In the listing below, identify each line with the word "matplotlib" and return those lines.

=====

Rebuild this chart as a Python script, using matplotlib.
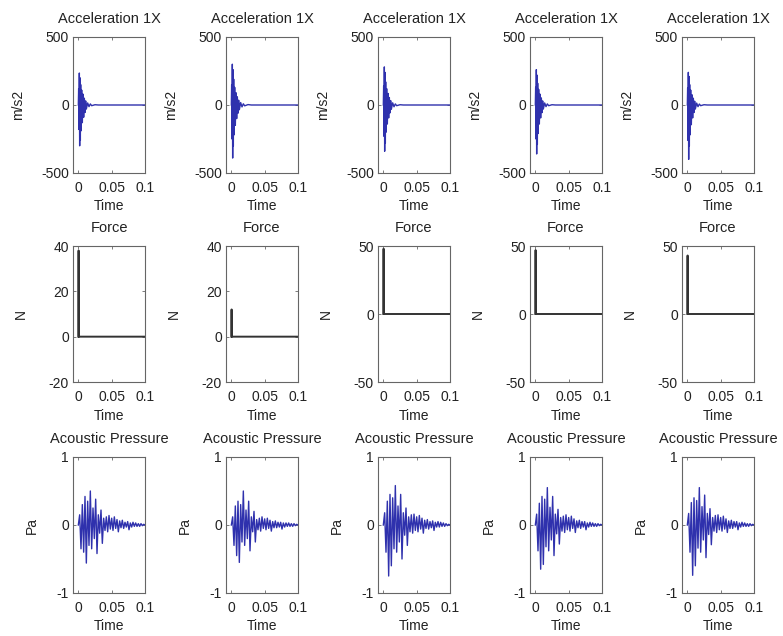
import matplotlib.pyplot as plt

plt.rcParams['font.family'] = ['Liberation Sans', 'DejaVu Sans']
plt.rcParams['font.size'] = 10

# acceleration: shared time samples and peak values per test
acc_time = [0.0, 0.0005, 0.001, 0.0015, 0.002, 0.0025, 0.003, 0.0035, 0.004, 0.005,
            0.006, 0.007, 0.008, 0.009, 0.010, 0.011, 0.012, 0.014, 0.016, 0.018,
            0.020, 0.025, 0.030, 0.100]
acc_1 = [0, 120, -180, 235, -300, 200, -260, 150, -190, 110, -130, 80, -90, 50, -55,
         30, -30, 15, -12, 8, -5, 2, 0, 0]
acc_2 = [0, 150, -250, 300, -390, 260, -300, 190, -220, 130, -150, 90, -100, 60, -60,
         35, -35, 18, -14, 9, -6, 3, 0, 0]
acc_3 = [0, 140, -230, 280, -340, 240, -280, 170, -200, 120, -140, 85, -95, 55, -58,
         32, -32, 16, -13, 8, -5, 2, 0, 0]
acc_4 = [0, 130, -250, 260, -360, 220, -290, 160, -210, 115, -140, 80, -95, 52, -56,
         30, -30, 15, -12, 8, -5, 2, 0, 0]
acc_5 = [0, 125, -260, 240, -400, 210, -300, 150, -220, 110, -145, 75, -95, 50, -55,
         28, -30, 14, -12, 7, -5, 2, 0, 0]

# force: impulse at start then zero
force_time = [0.0, 0.0004, 0.0008, 0.100]
force_1 = [0, 38, 0, 0]
force_2 = [0, 12, 0, 0]
force_3 = [0, 48, 0, 0]
force_4 = [0, 47, 0, 0]
force_5 = [0, 43, 0, 0]

# acoustic pressure
ap_time = [0.000, 0.002, 0.004, 0.006, 0.008, 0.010, 0.012, 0.014, 0.016, 0.018,
           0.020, 0.022, 0.024, 0.026, 0.028, 0.030, 0.032, 0.034, 0.036, 0.038,
           0.040, 0.042, 0.044, 0.046, 0.048, 0.050, 0.052, 0.054, 0.056, 0.058,
           0.060, 0.062, 0.064, 0.066, 0.068, 0.070, 0.072, 0.074, 0.076, 0.078,
           0.080, 0.082, 0.084, 0.086, 0.088, 0.090, 0.092, 0.094, 0.096, 0.098,
           0.100]
ap_1 = [0, 0.15, -0.35, 0.30, -0.40, 0.42, -0.56, 0.35, -0.30, 0.50, -0.35, 0.25, -0.20,
        0.38, -0.42, 0.15, -0.12, 0.22, -0.27, 0.10, -0.08, 0.12, -0.10, 0.14, -0.06,
        0.10, -0.08, 0.12, -0.05, 0.08, -0.10, 0.06, -0.04, 0.07, -0.05, 0.04, -0.03,
        0.05, -0.07, 0.03, -0.03, 0.04, -0.02, 0.03, -0.02, 0.02, -0.02, 0.02, -0.01,
        0.01, 0]
ap_2 = [0, 0.12, -0.30, 0.28, -0.45, 0.35, -0.55, 0.30, -0.25, 0.50, -0.30, 0.22, -0.20,
        0.35, -0.38, 0.12, -0.10, 0.20, -0.25, 0.08, -0.07, 0.10, -0.09, 0.12, -0.05,
        0.09, -0.07, 0.10, -0.05, 0.07, -0.09, 0.05, -0.04, 0.06, -0.04, 0.04, -0.03,
        0.04, -0.06, 0.03, -0.03, 0.03, -0.02, 0.03, -0.02, 0.02, -0.02, 0.02, -0.01,
        0.01, 0]
ap_3 = [0, 0.18, -0.40, 0.35, -0.75, 0.45, -0.60, 0.40, -0.35, 0.58, -0.40, 0.28, -0.25,
        0.45, -0.50, 0.18, -0.15, 0.25, -0.30, 0.12, -0.10, 0.15, -0.12, 0.16, -0.08,
        0.12, -0.10, 0.14, -0.06, 0.10, -0.12, 0.07, -0.05, 0.08, -0.06, 0.05, -0.04,
        0.06, -0.08, 0.04, -0.03, 0.05, -0.03, 0.04, -0.02, 0.03, -0.02, 0.02, -0.01,
        0.01, 0]
ap_4 = [0, 0.16, -0.38, 0.32, -0.65, 0.42, -0.58, 0.38, -0.32, 0.55, -0.38, 0.26, -0.22,
        0.42, -0.45, 0.16, -0.13, 0.23, -0.28, 0.11, -0.09, 0.13, -0.11, 0.15, -0.07,
        0.11, -0.09, 0.13, -0.05, 0.09, -0.11, 0.06, -0.04, 0.07, -0.05, 0.05, -0.03,
        0.05, -0.07, 0.03, -0.03, 0.04, -0.02, 0.03, -0.02, 0.02, -0.02, 0.02, -0.01,
        0.01, 0]
ap_5 = [0, 0.17, -0.40, 0.33, -0.74, 0.40, -0.60, 0.36, -0.34, 0.55, -0.40, 0.27, -0.22,
        0.44, -0.48, 0.17, -0.14, 0.24, -0.29, 0.11, -0.09, 0.14, -0.11, 0.15, -0.07,
        0.11, -0.09, 0.13, -0.06, 0.09, -0.11, 0.06, -0.05, 0.07, -0.05, 0.05, -0.03,
        0.05, -0.07, 0.03, -0.03, 0.04, -0.02, 0.03, -0.02, 0.02, -0.02, 0.02, -0.01,
        0.01, 0]

accs = [acc_1, acc_2, acc_3, acc_4, acc_5]
forces = [force_1, force_2, force_3, force_4, force_5]
pressures = [ap_1, ap_2, ap_3, ap_4, ap_5]
force_limits = [(-20, 40), (-20, 40), (-50, 50), (-50, 50), (-50, 50)]
force_ticks = [[-20, 0, 20, 40], [-20, 0, 20, 40], [-50, 0, 50], [-50, 0, 50], [-50, 0, 50]]

BLUE = '#2f31ad'
FRAME = '#666666'
TEXT = '#222222'

fig = plt.figure(figsize=(7.83, 6.36), dpi=100)

col_left = [73, 226, 378, 530, 682]
row_top = [37, 246, 457]
W, H = 72, 136


def make_axes(col, row):
    left = col_left[col] / 783
    bottom = 1 - (row_top[row] + H) / 636
    return fig.add_axes([left, bottom, W / 783, H / 636])


def style(ax, title, ylabel, ylim, yticks, label_x):
    ax.set_xlim(-0.008, 0.1)
    ax.set_ylim(*ylim)
    ax.set_xticks([0, 0.05, 0.1])
    ax.set_xticklabels(['0', '0.05', '0.1'])
    ax.set_yticks(yticks)
    ax.set_yticklabels([f'{v:g}' for v in yticks])
    ax.tick_params(direction='in', top=True, right=True, length=2.5, width=0.6,
                   color=FRAME, labelcolor=TEXT)
    ax.tick_params(axis='x', pad=6)
    ax.tick_params(axis='y', pad=3)
    for s in ax.spines.values():
        s.set_color(FRAME)
        s.set_linewidth(0.8)
    ax.set_title(title, color=TEXT, fontsize=10.5, pad=10)
    ax.set_xlabel('Time', color=TEXT, labelpad=3)
    ax.set_ylabel(ylabel, color=TEXT)
    ax.yaxis.set_label_coords(label_x, 0.5)


for c in range(5):
    ax = make_axes(c, 0)
    ax.plot(acc_time, accs[c], color=BLUE, linewidth=1.0)
    style(ax, 'Acceleration 1X', 'm/s2', (-500, 500), [-500, 0, 500], -0.67)

    ax = make_axes(c, 1)
    ax.plot(force_time, forces[c], color='#333333', linewidth=1.4)
    style(ax, 'Force', 'N', force_limits[c], force_ticks[c], -0.62)

    ax = make_axes(c, 2)
    ax.plot(ap_time, pressures[c], color=BLUE, linewidth=1.0)
    style(ax, 'Acoustic Pressure', 'Pa', (-1, 1), [-1, 0, 1], -0.47)

fig.savefig('out.png', dpi=100)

=====

Complete output =>
Rebuild this chart as a Python script, using matplotlib.
import matplotlib.pyplot as plt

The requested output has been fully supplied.